Suffolk County Legislature District 16
Berland is running on the Democratic, Working Families, Independence and Women’s Equality party lines. Berland is currently a Huntington Town Board member, and was first elected to the board in 2001. She has been re-elected four times. In that role, she focused on many issues, including an effort to eradicate illegal or “zombie” homes through town code. She helped develop legislation that focused on holding landlords and landowners accountable for their property, including accessory apartments. Before her role on the town board, Berland was an assistant town attorney in Huntington. She is married, with four children.

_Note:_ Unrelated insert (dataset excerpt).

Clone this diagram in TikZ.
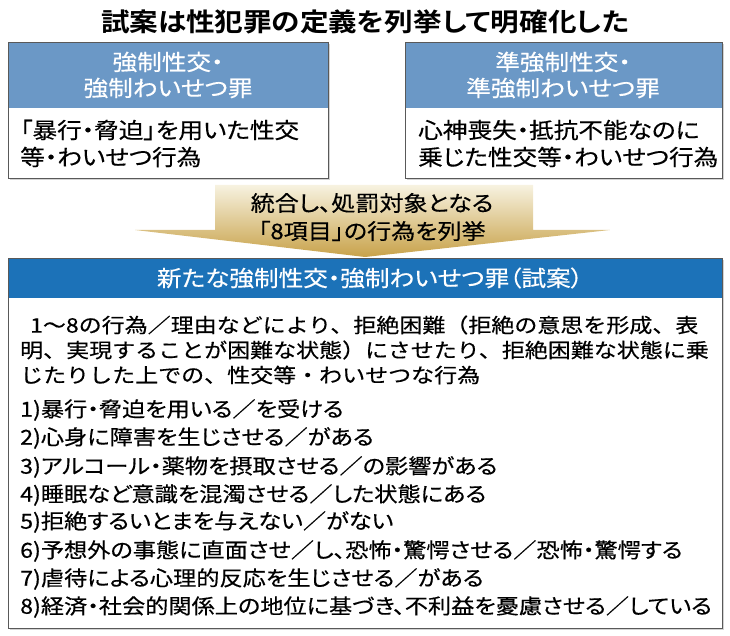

Berland said her top three priorities, if elected, would be fighting Long Island’s opioid epidemic and gang violence, as well as getting the county budget under control. “With the opioids I think we have to work on prevention and intervention and treatment programs, and also heavier enforcement against dealers,” Berland said. “Education is very important, too. I think we need to start at a younger age to educate children how to stay away from drugs and gangs. We have to engage them in their time so they don’t get involved in gangs.” Berland said she would like to see efforts to consolidate county departments continue as county government strives to find savings in the budget. She also recommends reviewing the not-for-profit agencies that contract with county government to ensure that they are efficient and serving the goals of the county government. “I want to bring new businesses in and I want to make sure the businesses we have stay here,” Berland said. “That entails having places for the employees to live, various types of housing — things for their children to do, things for them to do. Neighborhoods and companies want that.”

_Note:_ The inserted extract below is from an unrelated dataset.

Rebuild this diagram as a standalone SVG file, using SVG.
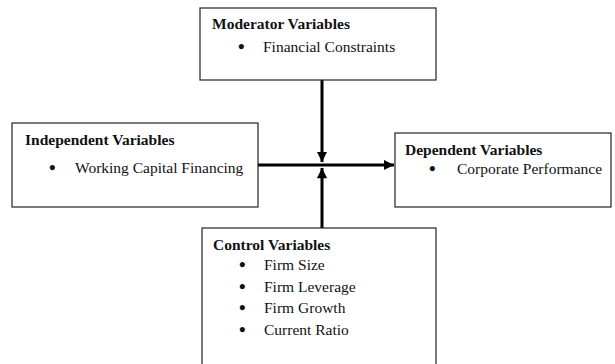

Gavilla, 47, is running on the Republican and Conservative lines. The Dix Hills resident has lived in Suffolk County most of his life. Gavilla opened Long Island Professional Realty, a residential real estate agency in Commack, in 2010. He employs a team of 30 who sell homes all over Long Island. Before that, he owned a computer training school and worked for an internet service provider. Gavilla received a bachelor’s degree in criminal justice from St. John’s University. He is divorced, with two children.
Gavilla said the biggest issues in Suffolk County are the lack of jobs and an unfriendly climate for businesses. “One of the first things I’d have to stop is the mass exodus of businesses that are leaving Long Island and New York to go to states like North Carolina,” he said. Gavilla said he’d establish a committee of local business leaders to find out what they find attractive about doing business on Long Island — and what lawmakers can do to keep them in the county. Gavilla also said that county lawmakers need to do better at balancing the budget. “Instead of cutting expenses, we just keep hitting people with these fees,” he said. “ ‘Fee’ is really another three-letter word for tax. We need to remove the backdoor taxes that we hit all these taxpayers with. The red light cameras is an example of a program that has failed . . . we need to remove that.”